In all the reflection and remembrance surrounding the 10th anniversary, it was Georgetown President Jack DeGioia’s remarks that rang most true for me.  After remembering our losses as a nation and those  specific to Georgetown,  he recalled efforts similar to those we had made in a small Connecticut girls school: 

We remember our collective recognition -- across university campuses, in churches, in synagogues, and in mosques -- of the urgent need to know each other better.
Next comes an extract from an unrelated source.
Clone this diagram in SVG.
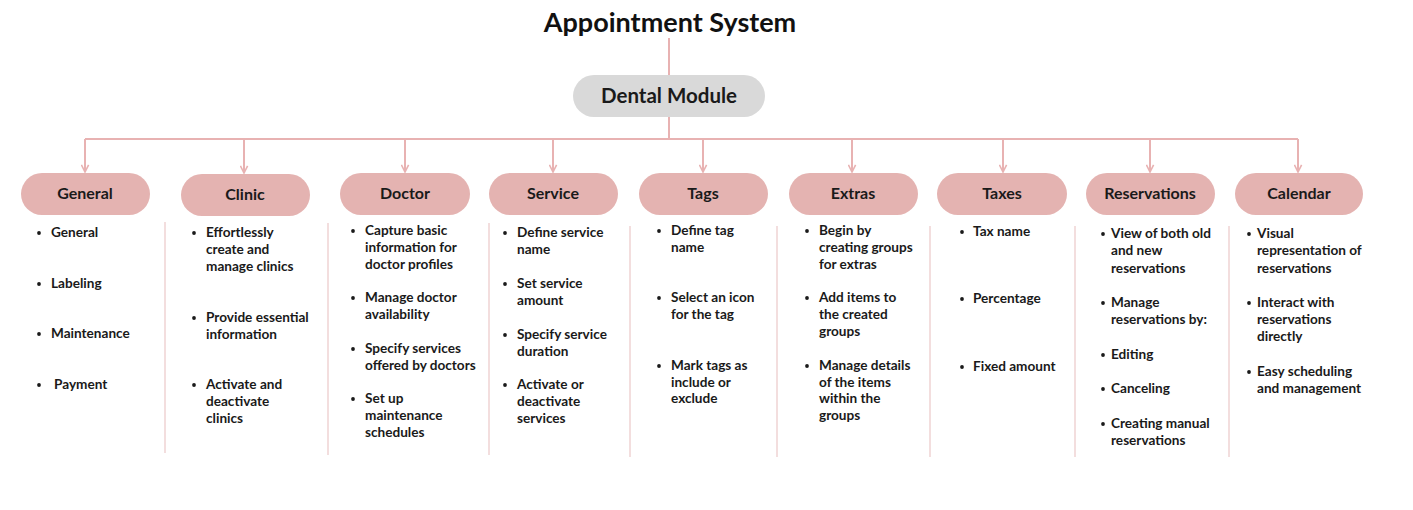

We recall the religious services and the interfaith vigils that followed September 11, 2001, and the renewed commitment made by so many to interfaith dialogue and to sharing knowledge across all religious traditions. 

It was in this knowledge -- with a deep respect for difference, yet a true understanding of the common goal among our faiths to create a world of justice, of peace, of freedom and of possibility -- that we began to take the first steps in the process of rebuilding. 

Ten years later, we live in a world where a Florida pastor threatens to burn a Koran; where activists from outside New York City, the community that suffered the most at the hands of the terrorists, protested the building of a Mosque and cultural center a few blocks from the World Trade Center site; where a presidential candidate has to defend his Christianity in the face of persistent claims that he is a Muslim.  To be sure, there were opposing voices in all these situations, but it was intolerance that dominated the airwaves. 

In the ten years since that beautiful and horrifying September day, we have mourned the dead, both from the attacks and from the wars, we have erected monuments, chapels, and memorials.  People have stitched their lives back together.  We have learned to put our toiletries into a quart size Ziploc bags.  We have also experienced the worst economic downturn since the Great Depression, an event that may, according to one commentator, have more long lasting effects than the terrorist attacks. 

We have endured, but no more.  We have not been able to sustain the heady commitment to a common purpose that galvanized us immediately after the attacks.  We have not remained true to our immediate instinct to cherish our family and friends, to value relationships over things.  And we have not met “the urgent need to know each other better.” 

In fact, as a nation, we are mired in a culture of incivility, partisanship, and even intolerance that has been rare in our history.  As has been true during other periods of extreme divisiveness, such as the period before the Civil War, we are prevented from moving forward, from realizing the great potential that is this extraordinary nation.   This anniversary gives us an opportunity to reclaim the promise that the American spirit wrenched from those awful events, a promise we have since squandered, but which rests latent, waiting for our resolve, for our best selves to find. 

As President DeGioia concluded,  “… we are confident that by returning to the spirit of togetherness awakened in us that day, we will go forward as we did ten years ago: united in our remembrance, undivided in our respect, in our compassion and in our love.” 

That would do some justice for all the lives lost.